Bugün sizlere bunlardan bir kahramanı hatırlatmak isterim.

Bedir Kuyuları’nda aldıkları ağır yenilgiyi bir türlü hazmedemeyen müşrikler, bundan bir yıl sonra Uhud’da intikam için toplanmış ve çetin bir çarpışma başlamıştı. Bilirsiniz, Okçular Tepesi ve Allah Resulü ’nün (ASM) sözünün dinlenmemesi… Anlık bir bozgun yaşandığı anda, müşrik kılıçları peygambere daha da yaklaştı. Fahr-i Kainat’ın (ASM) çadırı ve etrafı ok, mızrak ve taş yağmuruna tutuluyordu. Kafirler şunu çok iyi biliyorlardı; eğer Müslümanları yenmek istiyorsan Hz. Muhammed’i (SAV) yok etmelisin!

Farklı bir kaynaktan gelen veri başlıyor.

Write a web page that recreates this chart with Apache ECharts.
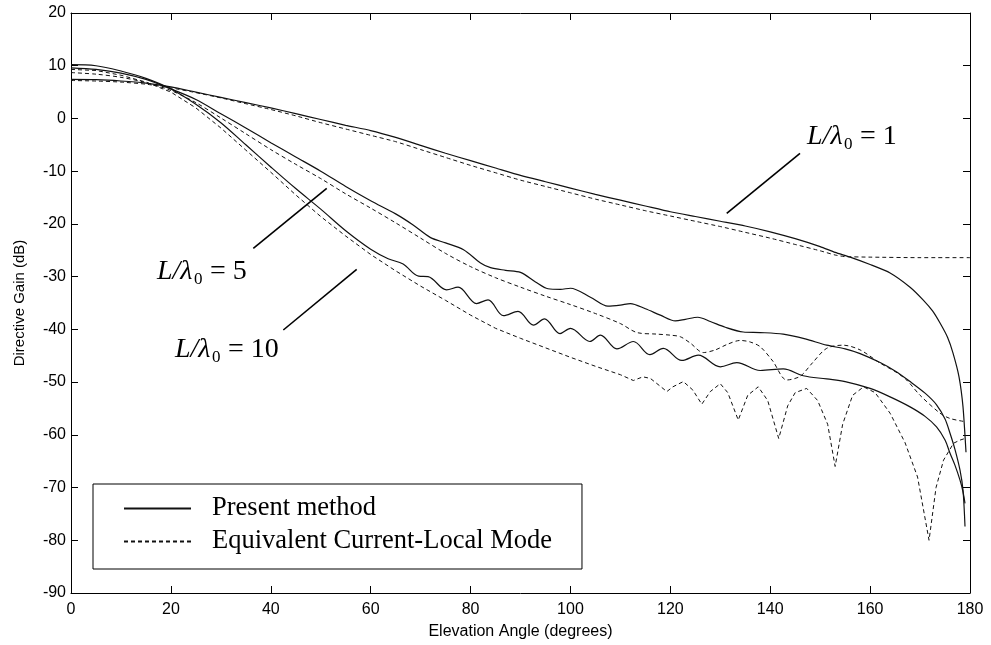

Hz. Peygamber’i koruyan halka giderek inceliyor, kopma noktasına geliyordu. Efendiler Efendisi’nin (SAV) mübarek kanını dökecek kadar büyümüştü tehlike. Tam bu esnada Habibullah (SAV) yarılan hattı ve oradan yüklenen gözü dönmüş müşrikleri gördü gördü ve bağırdı; “Burayı kim tutacak?”

Bir kadın belirdi aniden. Bir elinde su kırbası, diğerinde sargı çaputlarıyla sağa sola koşuyor, Müslüman yaralıların pansumanıyla ilgileniyor, su veriyordu. İsmi Nesibe (RA) idi; Nesibe Binti Kaab… Peygamberin çağrısını duyduğu an elinde ne varsa yere attı ve bağırdı: “Ben varım ya Resulallah!”

Ümmü Umare Lakaplı bu yiğit kadının hikayesi, tek başına sezonluk dizi olabilecek çap ve derinliktedir.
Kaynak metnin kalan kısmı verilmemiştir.